The world of science lost a great man this weekend with the death of Sir Harold Kroto, FRS, an exceptional professor of chemistry and an amazing thinker. Harry was a Nobel Prize laureate for his 1985 co-discovery of carbon-60, which he named buckminsterfullerene, after the molecule’s shape, which resembled a geodesic dome. You may know the molecules as a buckyball. Laboratory research leading to the discovery that such molecules could form spontaneously from carbon vapor followed simulations of chemical reactions in the atmospheres of red giant stars.

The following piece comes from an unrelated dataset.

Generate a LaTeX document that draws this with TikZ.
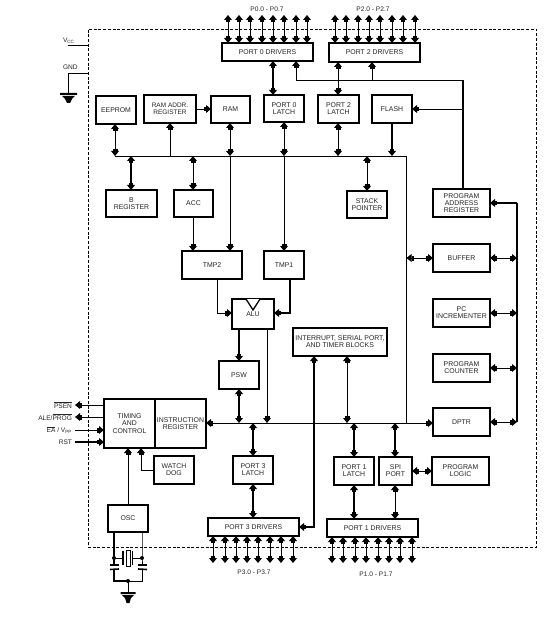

I was fortunate to meet Harry and listen to his spectacular lecture at the 2014 Starmus Festival, in Tenerife. He and I subsequently joined the Starmus Festival board last year. Like many of the smartest people on the planet, Harry was also very down to Earth, warm, and kind. After somewhat tentatively introducing myself to him, he simply blurted out, “Just call me Harry.”
Harry Kroto was born in Wisbech, Cambridgeshire, England, a few weeks after the start of the Second World War. Fascinated by a Meccano set as a child, he determined to become a scientist. He had been born into a Jewish family with the surname Krotoschiner, which he later truncated, and he stated that, “religion never made much sense to me.”
Harry was not only a highly accomplished chemist, but also a talented designer. His talks presented an exploration of both, with paths of design, pattern recognition, chemistry, physics, and astronomy interwoven throughout. He spent much of his career as a professor at the University of Sussex, and the final years of his professional life at Florida State University in Tallahassee. The Nobel Prize came in 1996, shared with Robert Curl and Richard Smalley. He was proud of his association with the Starmus Festival and also was a strong supporter of Asteroid Day.
Shockingly, several months ago, Harry was diagnosed with motor neuron disease. Harry will be greatly missed. The world of science has taken a big hit and will not be the same without him.